Риман развил концепцию метрического тензора, обычно обозначаемого символом gμν (произносится как джи-мю-ню). Он имеет шестнадцать компонентов, десять из которых независимы друг от друга и могут быть использованы для определения и описания расстояний в искривленном четырехмерном пространстве – времени13.
В работе по обобщению теории относительности Эйнштейн с Гроссманом стали использовать и тензор Римана, и другие тензоры, введенные итальянскими математиками Грегорио Риччи-Курбастро и Туллио Леви-Чивитой. Полезное свойство этих тензоров состоит в том, что они общековариантны, и это свойство оказалось важным, поскольку их общековариантность означает, что отношения между их компонентами остаются постоянными, даже когда происходят произвольные изменения или вращения системы координат в пространстве – времени. Другими словами, компоненты этих тензоров могут подвергаться множеству преобразований, связанных с изменениями системы отсчета, но основные закономерности, определяющие соотношения компонент тензора, должны оставаться неизменными14.

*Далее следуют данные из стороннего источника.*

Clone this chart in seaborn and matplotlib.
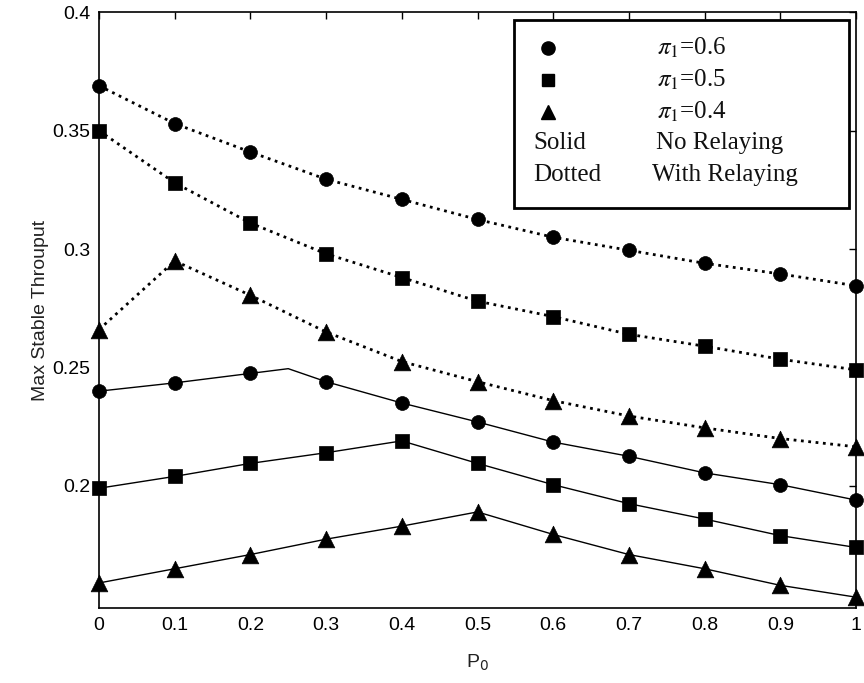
import matplotlib
matplotlib.use("Agg")
import matplotlib.pyplot as plt
import seaborn as sns
import pandas as pd
from matplotlib.patches import Rectangle

# ---------------- data ----------------
p0 = [0.0, 0.1, 0.2, 0.3, 0.4, 0.5, 0.6, 0.7, 0.8, 0.9, 1.0]

relay_06 = [0.369, 0.353, 0.341, 0.3295, 0.321, 0.3125, 0.305, 0.2995, 0.294, 0.2895, 0.2845]
relay_05 = [0.350, 0.328, 0.311, 0.298, 0.288, 0.278, 0.2715, 0.264, 0.259, 0.2535, 0.249]
relay_04 = [0.266, 0.295, 0.2805, 0.265, 0.2525, 0.244, 0.236, 0.2295, 0.2245, 0.220, 0.2165]

norelay_06 = [0.240, 0.2435, 0.2475, 0.244, 0.235, 0.227, 0.2185, 0.2125, 0.2055, 0.2005, 0.194]
norelay_05 = [0.199, 0.204, 0.2095, 0.214, 0.219, 0.2095, 0.2005, 0.1925, 0.186, 0.179, 0.174]
norelay_04 = [0.159, 0.165, 0.171, 0.1775, 0.183, 0.189, 0.1795, 0.171, 0.165, 0.158, 0.153]

# extra line vertex (no marker) read from the curve of pi1=0.6, no relaying
norelay_06_extra_p0 = [0.25]
norelay_06_extra = [0.2495]

xtick_vals = [0, 0.1, 0.2, 0.3, 0.4, 0.5, 0.6, 0.7, 0.8, 0.9, 1.0]
xtick_labels = ["0", "0.1", "0.2", "0.3", "0.4", "0.5", "0.6", "0.7", "0.8", "0.9", "1"]
ytick_vals = [0.2, 0.25, 0.3, 0.35, 0.4]
ytick_labels = ["0.2", "0.25", "0.3", "0.35", "0.4"]

legend_rows = [r"$\pi_1$=0.6", r"$\pi_1$=0.5", r"$\pi_1$=0.4", "No Relaying", "With Relaying"]
legend_left = ["Solid", "Dotted"]

# ---------------- style ----------------
sns.set_theme(style="white")
plt.rcParams["font.family"] = ["Liberation Sans", "DejaVu Sans"]

W, H = 864, 683
fig = plt.figure(figsize=(W / 100, H / 100), dpi=100)
ax_l, ax_r, ax_t, ax_b = 99, 856, 12.3, 608.3
ax = fig.add_axes([ax_l / W, 1 - ax_b / H, (ax_r - ax_l) / W, (ax_b - ax_t) / H])

# line data frames
series = {
    "relay_06": (p0, relay_06, ":", "o"),
    "relay_05": (p0, relay_05, ":", "s"),
    "relay_04": (p0, relay_04, ":", "^"),
    "norelay_06": (p0, norelay_06, "-", "o"),
    "norelay_05": (p0, norelay_05, "-", "s"),
    "norelay_04": (p0, norelay_04, "-", "^"),
}
msize = {"o": 10.0 ** 2, "s": 10.5 ** 2, "^": 12.0 ** 2}

for name, (xs, ys, ls, mk) in series.items():
    lx, ly = list(xs), list(ys)
    if name == "norelay_06":
        lx = lx + norelay_06_extra_p0
        ly = ly + norelay_06_extra
    ldf = pd.DataFrame({"P0": lx, "v": ly}).sort_values("P0")
    sns.lineplot(data=ldf, x="P0", y="v", ax=ax, color="black", sort=True,
                 linestyle=ls, linewidth=2.0 if ls == ":" else 1.0, zorder=2)
    mdf = pd.DataFrame({"P0": xs, "v": ys})
    sns.scatterplot(data=mdf, x="P0", y="v", ax=ax, color="black", marker=mk,
                    s=msize[mk], edgecolor="black", linewidth=0.5, zorder=3,
                    clip_on=False)

ax.set_xlim(0, 1)
ax.set_ylim(0.1483, 0.4)
ax.set_xticks(xtick_vals)
ax.set_xticklabels(xtick_labels)
ax.set_yticks(ytick_vals)
ax.set_yticklabels(ytick_labels)
ax.tick_params(direction="in", length=5, width=1.0, top=True, right=True,
               labelsize=14, colors="black", pad=6)
for sp in ax.spines.values():
    sp.set_color("black")
    sp.set_linewidth(1.2)

ax.set_xlabel(r"P$_0$", fontsize=14, math_fontfamily="dejavusans", color="#222222")
ax.xaxis.set_label_coords(0.5, -0.075)
ax.set_ylabel("Max Stable Throuput", fontsize=14, color="#222222")
ax.yaxis.set_label_coords(-0.066, 0.5)

# ---------------- legend (manual) ----------------
def axx(px):
    return (px - ax_l) / (ax_r - ax_l)

def axy(py):
    return (ax_b - py) / (ax_b - ax_t)

box = Rectangle((axx(514), axy(208)), axx(849) - axx(514), axy(20) - axy(208),
                transform=ax.transAxes, facecolor="white", edgecolor="black",
                linewidth=2.0, zorder=5, clip_on=False)
ax.add_patch(box)

row_y = [48.3, 80, 111.7, 143.3, 175]
leg_markers = [("o", 9.5), ("s", 8.5), ("^", 10.5)]
for (mk, ms), py in zip(leg_markers, row_y[:3]):
    ax.plot([axx(548)], [axy(py)], marker=mk, markersize=ms, color="black",
            linestyle="none", transform=ax.transAxes, zorder=6, clip_on=False)

serif = ["Liberation Serif", "DejaVu Serif"]
text_x = [657, 657, 657, 656, 652]
for txt, px, py in zip(legend_rows, text_x, row_y):
    ax.text(axx(px), axy(py), txt, transform=ax.transAxes, ha="left", va="center",
            fontsize=18, family=serif, math_fontfamily="stix", color="#111111", zorder=6)
for txt, py in zip(legend_left, row_y[3:]):
    ax.text(axx(533), axy(py), txt, transform=ax.transAxes, ha="left", va="center",
            fontsize=18, family=serif, color="#111111", zorder=6)

fig.savefig("out.png", dpi=100, facecolor="white")
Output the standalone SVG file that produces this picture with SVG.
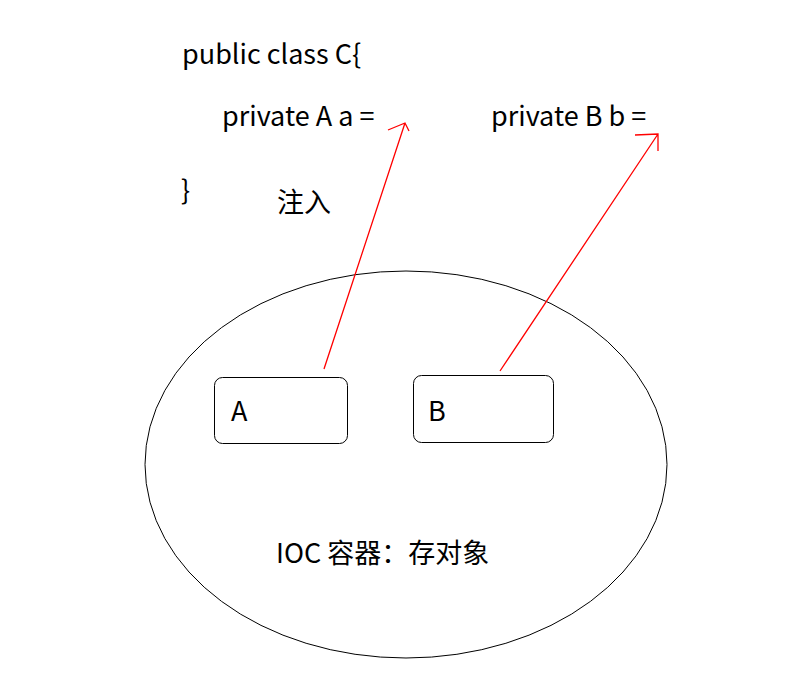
<svg xmlns="http://www.w3.org/2000/svg" width="794" height="697" viewBox="0 0 794 697">
<style>
text{font-family:"Noto Sans CJK SC","Noto Sans",sans-serif;font-size:27px;fill:#000}
.box{fill:#fff;stroke:#000;stroke-width:1}
.arr{fill:none;stroke:#ff0000;stroke-width:1.3}
</style>
<rect width="794" height="697" fill="#fff"/>
<g id="code">
<text x="182" y="64">public class C{</text>
<text x="222" y="126">private A a =</text>
<text x="491" y="126">private B b =</text>
<text x="181" y="200">}</text>
<text x="277" y="212">注入</text>
</g>
<g id="container">
<ellipse cx="406" cy="464.5" rx="261" ry="193.5" fill="none" stroke="#000" stroke-width="1"/>
<text x="276" y="563">IOC 容器：存对象</text>
</g>
<g id="nodeA">
<rect class="box" x="214.5" y="377.5" width="133" height="66" rx="8"/>
<text x="231" y="421">A</text>
</g>
<g id="nodeB">
<rect class="box" x="413.5" y="375.5" width="140" height="67" rx="8"/>
<text x="428" y="421">B</text>
</g>
<g id="connectors">
<path class="arr" d="M324 369 L405 123 M388 130 L405 123 L409 131"/>
<path class="arr" d="M500 371 L658 134 M635 135 L658 134 L658 151"/>
</g>
</svg>
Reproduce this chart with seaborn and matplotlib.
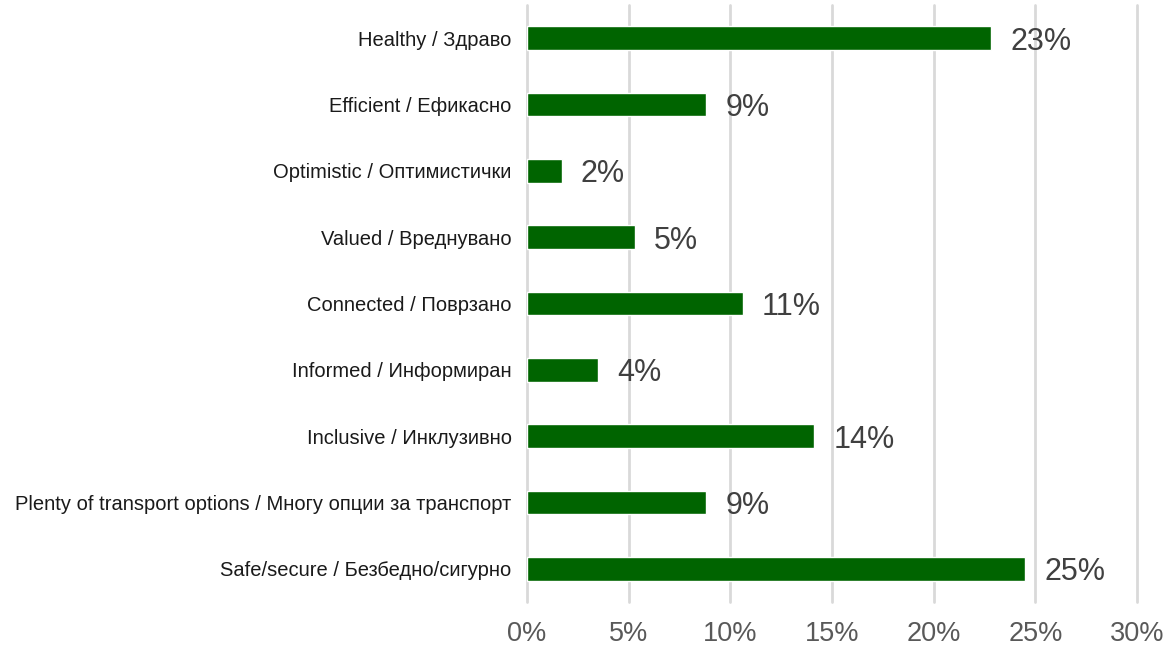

Когда Эйнштейн формулировал свою общую теорию относительности, главной его целью было найти математические уравнения, описывающие два взаимодополняющих процесса.
1. Нужно определить закон движения материи при воздействии на нее гравитационного поля.
2. Нужно определить, как искривится пространство – время под действием гравитационного поля, создаваемого в нем материей.
Его невероятно проницательная догадка состояла в том, что гравитация может быть определена как кривизна пространства – времени, и поэтому ее можно описать метрическим тензором. На протяжении более трех лет он будет судорожно искать правильные уравнения для того, чтобы связать воедино геометрические и физические характеристики15.
Годы спустя, когда его младший сын Эдуард спросит, чем он так знаменит, Эйнштейн ответит, используя простой образ для описания его грандиозной идеи о том, что гравитация – это искривление самой ткани пространства – времени. “Когда слепой жук ползет по поверхности изогнутой ветки, он не замечает, что в действительности движется по искривленной поверхности, – скажет он. – Мне повезло заметить то, что не заметил жук”16.